SET TASK: Retype all of the listing exactly, passing over any picture you find.

MATERIAL PROVIDED:
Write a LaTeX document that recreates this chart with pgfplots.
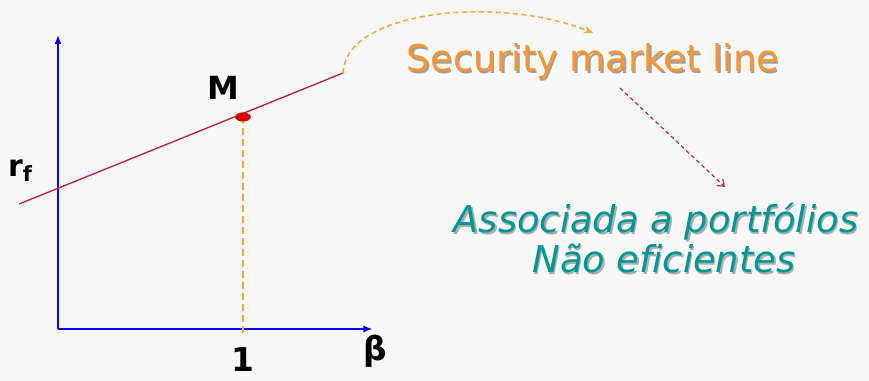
\documentclass[border=0pt]{standalone}
\usepackage{pgfplots}
\pgfplotsset{compat=1.18}
\usepackage{fontspec}
\setmainfont[Ligatures=NoCommon]{DejaVu Sans}
\usetikzlibrary{arrows.meta}
\definecolor{bgc}{RGB}{248,248,248}
\definecolor{smlred}{RGB}{190,30,55}
\definecolor{mred}{RGB}{215,0,0}
\definecolor{orng}{RGB}{250,150,50}
\definecolor{orngline}{RGB}{255,165,60}
\definecolor{teal2}{RGB}{0,150,150}
\definecolor{arrred}{RGB}{200,40,50}
\begin{document}
\begin{tikzpicture}
\begin{axis}[
  x=185bp, y=100bp,
  xmin=-0.3135, xmax=4.384, ymin=-0.52, ymax=3.29,
  axis lines=none, clip=false,
  axis background/.style={fill=bgc},
]
% axes
\addplot[blue, line width=1.4bp, -{Latex[length=9bp,width=7bp]}] coordinates {(0,0) (0,2.94)};
\addplot[blue, line width=1.4bp, -{Latex[length=9bp,width=7bp]}] coordinates {(0,0) (1.70,0)};
% security market line
\addplot[smlred, line width=1.3bp] coordinates {(-0.21,1.25) (1.541,2.56)};
% dashed projection from M
\addplot[orngline, line width=2bp, dash pattern=on 7bp off 4bp] coordinates {(1,2.12) (1,-0.08)};
% market portfolio M
\addplot[mred, only marks, mark=*, mark size=4.3bp, mark options={xscale=1.75, draw=mred, fill=mred}] coordinates {(1,2.12)};
% labels
\node[font=\bfseries\fontsize{32}{32}\selectfont] at (axis cs:0.892,2.41) {M};
\node[anchor=base, inner sep=0pt, font=\bfseries\fontsize{33}{33}\selectfont] at (axis cs:1,-0.425) {1};
\node[font=\bfseries\fontsize{33}{33}\selectfont] at (axis cs:1.714,-0.22) {β};
\node[anchor=base west, inner sep=0pt, font=\bfseries\fontsize{30}{30}\selectfont] at (axis cs:-0.27,1.52) {r\raisebox{-5bp}{\fontsize{21}{21}\selectfont f}};
% curved arrow
\draw[orngline, line width=1.5bp, dash pattern=on 5bp off 3.5bp, -{Stealth[length=9bp,width=8bp]}]
  (axis cs:1.541,2.56) .. controls (axis cs:1.551,3.19) and (axis cs:2.389,3.34) .. (axis cs:2.892,2.96);
% Security market line text with shadow
\node[anchor=base, inner sep=0pt, text=black!60, opacity=0.6, font=\fontsize{37}{37}\selectfont] at ([xshift=1.5bp,yshift=-1.5bp]axis cs:2.892,2.57) {Security market line};
\node[anchor=base, inner sep=0pt, text=orng, font=\fontsize{37}{37}\selectfont] at (axis cs:2.892,2.57) {Security market line};
% red dashed arrow
\draw[arrred, line width=1.2bp, dash pattern=on 4bp off 3bp, -{Straight Barb[length=6bp,width=9bp]}]
  (axis cs:3.038,2.41) -- (axis cs:3.605,1.42);
% teal text with shadow
\node[anchor=base, inner sep=0pt, text=black!60, opacity=0.5, font=\itshape\fontsize{37}{37}\selectfont] at ([xshift=1.5bp,yshift=-1.5bp]axis cs:3.232,0.96) {Associada a portfólios};
\node[anchor=base, inner sep=0pt, text=teal2, font=\itshape\fontsize{37}{37}\selectfont] at (axis cs:3.232,0.96) {Associada a portfólios};
\node[anchor=base, inner sep=0pt, text=black!60, opacity=0.5, font=\itshape\fontsize{37}{37}\selectfont] at ([xshift=1.5bp,yshift=-1.5bp]axis cs:3.276,0.56) {Não eficientes};
\node[anchor=base, inner sep=0pt, text=teal2, font=\itshape\fontsize{37}{37}\selectfont] at (axis cs:3.276,0.56) {Não eficientes};
\end{axis}
\pgfresetboundingbox
\path (current axis.south west) rectangle (current axis.north east);
\end{tikzpicture}
\end{document}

TASK OUTPUT:
Write a LaTeX document that recreates this chart with pgfplots.
\documentclass[border=0pt]{standalone}
\usepackage{pgfplots}
\pgfplotsset{compat=1.18}
\usepackage{fontspec}
\setmainfont[Ligatures=NoCommon]{DejaVu Sans}
\usetikzlibrary{arrows.meta}
\definecolor{bgc}{RGB}{248,248,248}
\definecolor{smlred}{RGB}{190,30,55}
\definecolor{mred}{RGB}{215,0,0}
\definecolor{orng}{RGB}{250,150,50}
\definecolor{orngline}{RGB}{255,165,60}
\definecolor{teal2}{RGB}{0,150,150}
\definecolor{arrred}{RGB}{200,40,50}
\begin{document}
\begin{tikzpicture}
\begin{axis}[
  x=185bp, y=100bp,
  xmin=-0.3135, xmax=4.384, ymin=-0.52, ymax=3.29,
  axis lines=none, clip=false,
  axis background/.style={fill=bgc},
]
% axes
\addplot[blue, line width=1.4bp, -{Latex[length=9bp,width=7bp]}] coordinates {(0,0) (0,2.94)};
\addplot[blue, line width=1.4bp, -{Latex[length=9bp,width=7bp]}] coordinates {(0,0) (1.70,0)};
% security market line
\addplot[smlred, line width=1.3bp] coordinates {(-0.21,1.25) (1.541,2.56)};
% dashed projection from M
\addplot[orngline, line width=2bp, dash pattern=on 7bp off 4bp] coordinates {(1,2.12) (1,-0.08)};
% market portfolio M
\addplot[mred, only marks, mark=*, mark size=4.3bp, mark options={xscale=1.75, draw=mred, fill=mred}] coordinates {(1,2.12)};
% labels
\node[font=\bfseries\fontsize{32}{32}\selectfont] at (axis cs:0.892,2.41) {M};
\node[anchor=base, inner sep=0pt, font=\bfseries\fontsize{33}{33}\selectfont] at (axis cs:1,-0.425) {1};
\node[font=\bfseries\fontsize{33}{33}\selectfont] at (axis cs:1.714,-0.22) {β};
\node[anchor=base west, inner sep=0pt, font=\bfseries\fontsize{30}{30}\selectfont] at (axis cs:-0.27,1.52) {r\raisebox{-5bp}{\fontsize{21}{21}\selectfont f}};
% curved arrow
\draw[orngline, line width=1.5bp, dash pattern=on 5bp off 3.5bp, -{Stealth[length=9bp,width=8bp]}]
  (axis cs:1.541,2.56) .. controls (axis cs:1.551,3.19) and (axis cs:2.389,3.34) .. (axis cs:2.892,2.96);
% Security market line text with shadow
\node[anchor=base, inner sep=0pt, text=black!60, opacity=0.6, font=\fontsize{37}{37}\selectfont] at ([xshift=1.5bp,yshift=-1.5bp]axis cs:2.892,2.57) {Security market line};
\node[anchor=base, inner sep=0pt, text=orng, font=\fontsize{37}{37}\selectfont] at (axis cs:2.892,2.57) {Security market line};
% red dashed arrow
\draw[arrred, line width=1.2bp, dash pattern=on 4bp off 3bp, -{Straight Barb[length=6bp,width=9bp]}]
  (axis cs:3.038,2.41) -- (axis cs:3.605,1.42);
% teal text with shadow
\node[anchor=base, inner sep=0pt, text=black!60, opacity=0.5, font=\itshape\fontsize{37}{37}\selectfont] at ([xshift=1.5bp,yshift=-1.5bp]axis cs:3.232,0.96) {Associada a portfólios};
\node[anchor=base, inner sep=0pt, text=teal2, font=\itshape\fontsize{37}{37}\selectfont] at (axis cs:3.232,0.96) {Associada a portfólios};
\node[anchor=base, inner sep=0pt, text=black!60, opacity=0.5, font=\itshape\fontsize{37}{37}\selectfont] at ([xshift=1.5bp,yshift=-1.5bp]axis cs:3.276,0.56) {Não eficientes};
\node[anchor=base, inner sep=0pt, text=teal2, font=\itshape\fontsize{37}{37}\selectfont] at (axis cs:3.276,0.56) {Não eficientes};
\end{axis}
\pgfresetboundingbox
\path (current axis.south west) rectangle (current axis.north east);
\end{tikzpicture}
\end{document}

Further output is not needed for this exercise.